Colourful crossings, UK
In recent years, pedestrian crossings in cities around the world have been transformed with colourful or unusual designs to improve road safety, create street arts and celebrate special events. Thus, this type of interventions can allow people to engage in a social gatherings, as well as to improve road safety.
Zebra crossings, which traditionally resemble the coat of a zebra (alternating dark and light stripes) on the road surface, are used in many places around the world to give right of way to pedestrians. However, in recent years in many places around the world, some of these crossings have been transformed with colourful street arts by professional artists as well as by local communities. Unusual designs, which vary from rainbows and piano keyboards to French fries and professional arts, are being used to transform the traditional design of the crossings, to promote safer road crossings and to show how common infrastructure elements in a city can be transformed.
Transformational measures and activities
An artist, Camille Walala, was commissioned by Better Bankside and Transport for London to create a design for the second ‘Colourful Crossing’ for Southwark Street in London, UK. The artist transformed the crossing with unique bold colours and shapes as shown in the figure below. This type of interventions can lead to improving safety by catching the attention of drivers in a particular region of the street, such as near a school, and can also help to engage more people, including children, to use a dedicated crossing when they cross the road. This is a particular issue in L/MICs where safe practices are not being applied or followed by the pedestrian, hence, an intervention such as a colourful crossing could make a difference.
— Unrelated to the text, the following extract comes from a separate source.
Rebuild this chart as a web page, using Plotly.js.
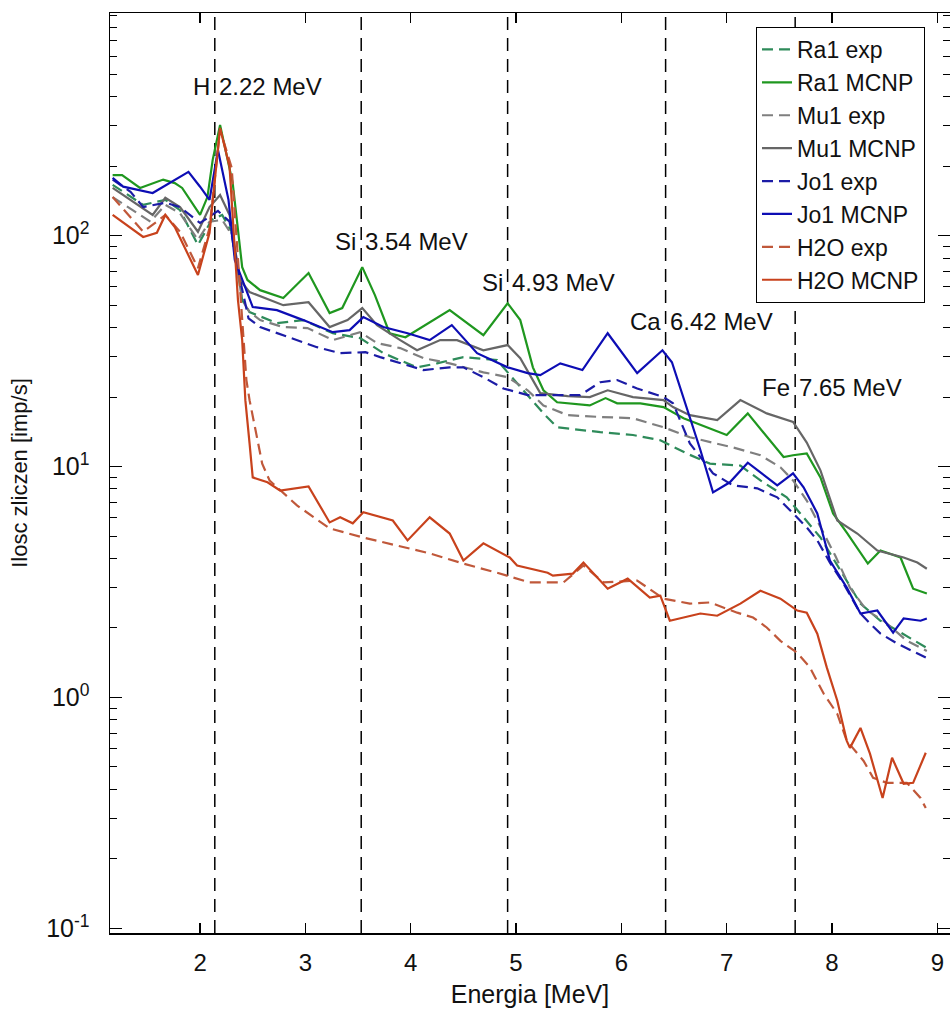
<!DOCTYPE html>
<html><head><meta charset="utf-8">
<script src="https://cdn.plot.ly/plotly-3.0.1.min.js"></script>
<style>html,body{margin:0;padding:0;background:#fff}</style>
</head><body>
<div id="chart" style="width:950px;height:1012px"></div>
<script>
// ---- data (energy in MeV, counts in imp/s) ----
const ra1McnpE = [1.17,1.26,1.43,1.65,1.76,1.83,2.00,2.07,2.12,2.19,2.31,2.40,2.45,2.57,2.79,3.03,3.23,3.35,3.54,3.66,3.80,3.95,4.37,4.69,4.92,5.04,5.16,5.26,5.39,5.70,5.85,5.96,6.18,6.40,6.59,7.00,7.20,7.54,7.63,7.76,7.89,8.01,8.14,8.34,8.46,8.65,8.77,8.90];
const ra1McnpY = [183,183,161,175,169,161,123,147,213,302,169,73.1,64.3,58.1,53.7,68.9,46.2,48.6,73.1,55.3,37.8,36.3,47.6,37.1,51.0,43.1,26.9,21.4,19.0,18.4,19.8,18.8,18.8,18.1,16.2,13.7,17.0,11.0,11.2,11.4,8.98,6.27,5.18,3.80,4.33,4.04,2.96,2.82];

const ra1ExpE = [1.17,1.46,1.67,1.81,1.98,2.11,2.21,2.30,2.40,2.47,2.73,2.98,3.26,3.52,3.74,4.06,4.25,4.50,4.82,5.01,5.26,5.39,5.80,6.11,6.37,6.62,6.84,7.13,7.32,7.57,7.76,7.89,8.08,8.27,8.46,8.65,8.90];
const ra1ExpY = [166,136,143,129,91.1,117,123,104,52.6,46.7,41.8,43.1,37.8,36.0,31.0,26.9,28.0,29.8,28.9,23.0,17.0,14.8,14.1,13.7,13.0,11.4,10.3,10.1,8.71,7.36,5.84,4.93,3.55,2.55,2.15,1.91,1.64];

const mu1McnpE = [1.17,1.55,1.67,1.81,1.98,2.09,2.19,2.28,2.38,2.47,2.79,3.03,3.23,3.40,3.54,3.68,3.90,4.06,4.28,4.44,4.69,4.92,5.04,5.23,5.49,5.70,5.87,6.11,6.40,6.49,6.65,6.91,7.13,7.38,7.63,7.76,7.89,8.05,8.24,8.43,8.68,8.81,8.90];
const mu1McnpY = [161,123,146,133,104,133,150,123,64.3,57.0,50.0,51.5,40.2,43.1,48.6,41.0,35.3,31.9,35.3,35.3,31.9,33.6,29.5,20.8,20.2,20.0,21.4,20.0,19.4,18.1,16.7,15.9,19.4,17.0,15.6,12.7,9.63,5.84,5.13,4.33,4.04,3.84,3.61];

const mu1ExpE = [1.17,1.53,1.67,1.81,1.98,2.09,2.21,2.30,2.40,2.47,2.57,2.79,3.02,3.26,3.52,3.68,3.90,4.12,4.37,4.69,4.92,5.11,5.26,5.49,5.80,6.11,6.40,6.65,7.06,7.32,7.51,7.63,7.76,7.86,8.03,8.17,8.33,8.49,8.71,8.90];
const mu1ExpY = [147,115,136,125,95.8,115,117,101,52.6,46.7,43.1,40.2,39.8,35.3,38.2,34.3,32.6,29.5,28.0,25.6,24.4,21.4,18.4,16.7,16.4,16.2,14.8,13.4,12.1,11.2,9.93,8.71,7.13,5.84,4.12,2.99,2.38,2.15,1.76,1.59];

const jo1McnpE = [1.17,1.27,1.55,1.89,2.00,2.09,2.17,2.27,2.33,2.41,2.50,2.73,2.98,3.26,3.42,3.55,3.74,3.97,4.18,4.39,4.63,4.92,5.11,5.23,5.42,5.63,5.87,6.15,6.39,6.48,6.62,6.75,6.87,7.03,7.20,7.48,7.63,7.73,7.86,7.98,8.14,8.27,8.43,8.58,8.68,8.84,8.90];
const jo1McnpY = [178,163,153,189,163,143,235,143,78.4,63.0,49.1,47.6,43.1,38.2,39.0,44.4,40.2,37.8,35.3,41.0,31.0,26.9,25.4,24.9,28.0,26.2,37.8,25.4,31.9,28.3,18.1,11.8,7.73,8.55,10.4,8.29,9.35,8.13,6.27,3.92,2.99,2.31,2.38,1.91,2.20,2.15,2.20];

const jo1ExpE = [1.17,1.34,1.46,1.67,1.81,2.00,2.17,2.28,2.38,2.46,2.57,2.79,3.11,3.33,3.57,3.71,3.90,4.12,4.37,4.50,4.69,4.88,5.11,5.30,5.61,5.80,5.96,6.15,6.40,6.49,6.65,6.87,7.06,7.29,7.48,7.63,7.76,7.86,7.98,8.11,8.27,8.36,8.46,8.62,8.77,8.89];
const jo1ExpY = [175,155,133,139,133,113.5,128,115,64.3,43.9,40.2,37.1,32.9,31.0,31.3,29.8,28.0,26.2,26.9,26.9,24.4,21.8,20.4,20.4,20.4,23.2,23.7,21.8,20.0,18.8,12.6,9.35,8.29,8.05,7.36,6.27,5.45,4.79,3.84,3.11,2.31,2.09,1.89,1.71,1.59,1.49];

const h2oMcnpE = [1.17,1.46,1.59,1.67,1.76,1.98,2.09,2.19,2.28,2.36,2.40,2.43,2.47,2.50,2.64,2.76,3.03,3.23,3.33,3.45,3.55,3.83,3.97,4.18,4.37,4.50,4.69,4.94,5.01,5.30,5.35,5.54,5.64,5.87,6.06,6.27,6.37,6.46,6.75,6.91,7.13,7.32,7.51,7.67,7.76,7.86,7.95,8.05,8.14,8.17,8.27,8.36,8.48,8.57,8.68,8.77,8.89];
const h2oMcnpY = [123,98.7,103,123,109,67.6,103,293,199,52.6,35.3,19.4,12.6,8.98,8.55,7.88,8.21,5.73,6.03,5.68,6.34,5.84,4.79,6.03,5.13,3.92,4.65,4.04,3.73,3.47,3.37,3.44,3.84,2.96,3.27,2.71,2.76,2.15,2.31,2.26,2.55,2.90,2.68,2.38,2.33,1.89,1.35,0.968,0.649,0.605,0.738,0.571,0.367,0.548,0.423,0.427,0.576];

const h2oExpE = [1.17,1.36,1.46,1.59,1.67,1.81,1.98,2.09,2.19,2.30,2.38,2.44,2.47,2.59,2.66,2.92,3.23,3.55,3.87,4.18,4.50,4.82,5.13,5.45,5.64,5.83,6.15,6.40,6.65,6.84,7.10,7.25,7.38,7.51,7.67,7.79,7.92,8.05,8.14,8.30,8.39,8.52,8.71,8.84,8.89];
const h2oExpY = [147,117,104,115,123,104,72.4,108,288,197,58.1,23.7,19.4,10.3,8.71,6.79,5.40,4.93,4.55,4.21,3.80,3.47,3.15,3.15,3.73,3.15,3.21,2.68,2.55,2.58,2.33,2.22,2.01,1.76,1.56,1.35,1.04,0.849,0.649,0.531,0.449,0.427,0.427,0.367,0.332];

// peak markers
const peakElements = ['H', 'Si', 'Si', 'Ca', 'Fe'];
const peakLabels = ['2.22 MeV', '3.54 MeV', '4.93 MeV', '6.42 MeV', '7.65 MeV'];
const peakLinePos = [2.14, 3.53, 4.92, 6.42, 7.65];
const peakLabelCounts = [443, 94, 63, 42.4, 22.1];

// axis tick labels
const yTickVals = [0.1, 1, 10, 100];
const yTickText = ['10<sup>-1</sup>', '10<sup>0</sup>', '10<sup>1</sup>', '10<sup>2</sup>'];
const xTickVals = [2, 3, 4, 5, 6, 7, 8, 9];

// ---- styles ----
const FONT = 'Liberation Sans, Arial, Helvetica, sans-serif';
const seriesDash = '11px,6px';
function tr(name, x, y, color, dashed) {
  return {
    type: 'scatter', mode: 'lines', name: name, x: x, y: y,
    line: {color: color, width: 2.2, dash: dashed ? seriesDash : 'solid'},
    hoverinfo: 'skip'
  };
}
const traces = [
  tr('Ra1 exp', ra1ExpE, ra1ExpY, '#2e8b5a', true),
  tr('Ra1 MCNP', ra1McnpE, ra1McnpY, '#1f971f', false),
  tr('Mu1 exp', mu1ExpE, mu1ExpY, '#7f7f7f', true),
  tr('Mu1 MCNP', mu1McnpE, mu1McnpY, '#666666', false),
  tr('Jo1 exp', jo1ExpE, jo1ExpY, '#1c1ca6', true),
  tr('Jo1 MCNP', jo1McnpE, jo1McnpY, '#0d0db4', false),
  tr('H2O exp', h2oExpE, h2oExpY, '#c0583a', true),
  tr('H2O MCNP', h2oMcnpE, h2oMcnpY, '#c8421c', false)
];

const minorVals = [];
for (let p = -1; p <= 2; p++) for (let d = 2; d <= 9; d++) minorVals.push(d * Math.pow(10, p));

const shapes = peakLinePos.map(e => ({
  type: 'line', xref: 'x', yref: 'paper', x0: e, x1: e, y0: 0, y1: 1,
  line: {color: '#000', width: 1.5, dash: '13px,8px'}, layer: 'below'
}));
const annotations = [];
peakLinePos.forEach((e, i) => {
  const yy = Math.log10(peakLabelCounts[i]);
  annotations.push({x: e, y: yy, xref: 'x', yref: 'y', text: peakElements[i], showarrow: false,
    xanchor: 'right', yanchor: 'middle', xshift: -3, font: {family: FONT, size: 24, color: '#111'}});
  annotations.push({x: e, y: yy, xref: 'x', yref: 'y', text: peakLabels[i], showarrow: false,
    xanchor: 'left', yanchor: 'middle', xshift: 2, font: {family: FONT, size: 24, color: '#111'}});
});

const layout = {
  width: 950, height: 1012,
  margin: {l: 110, r: 0, t: 13, b: 79},
  paper_bgcolor: '#fff', plot_bgcolor: '#fff',
  font: {family: FONT, color: '#000'},
  showlegend: true,
  legend: {
    x: 0.970, y: 0.985, xanchor: 'right', yanchor: 'top',
    bgcolor: '#fff', bordercolor: '#000', borderwidth: 1.2,
    font: {family: FONT, size: 23, color: '#111'},
    tracegroupgap: 0, itemwidth: 30
  },
  xaxis: {
    range: [1.145, 9.12], tickvals: xTickVals, ticks: 'inside', ticklen: 10, tickwidth: 1.2,
    tickcolor: '#000', showline: true, linecolor: '#000', linewidth: 1.5, mirror: 'ticks',
    showgrid: false, zeroline: false, ticklabelstandoff: 8,
    tickfont: {family: FONT, size: 24, color: '#111'},
    title: {text: 'Energia [MeV]', font: {family: FONT, size: 25, color: '#111'}, standoff: 10}
  },
  yaxis: {
    type: 'log', range: [-1.02, 2.9645], tickvals: yTickVals, ticktext: yTickText,
    ticks: 'inside', ticklen: 12, tickwidth: 1.2, tickcolor: '#000',
    showline: true, linecolor: '#000', linewidth: 1.5, mirror: 'ticks',
    showgrid: false, zeroline: false, ticklabelstandoff: 14,
    minor: {tickvals: minorVals, ticks: 'inside', ticklen: 7, tickwidth: 1, tickcolor: '#000', showgrid: false},
    tickfont: {family: FONT, size: 25, color: '#111'},
    title: {text: 'Ilosc zliczen [imp/s]', font: {family: FONT, size: 22, color: '#111'}, standoff: 12}
  },
  shapes: shapes,
  annotations: annotations
};

Plotly.newPlot('chart', traces, layout, {displayModeBar: false, staticPlot: true});
</script>
</body></html>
An example of a colourful crossing (source: dezeen.com)
An evaluation of the first colourful crossing project in 2015 found that nearly 70% people felt happier as a result of the creative project, and 85% wanted to see more creative projects along Southwark Street. As a result, the local authority commissioned the second colourful crossing in 2016.
Challenges, opportunities and transferability
This type of bottom-up initiatives can be applied in different cities, but the relevant authorities can be bureaucratic and inflexible, which can be a challenge. On the other hand, colourful crossings could be one of the easy ways to catch the attention of drivers and to improve the safety of crossing pedestrians, with schools being a potential implementation site of particular interest.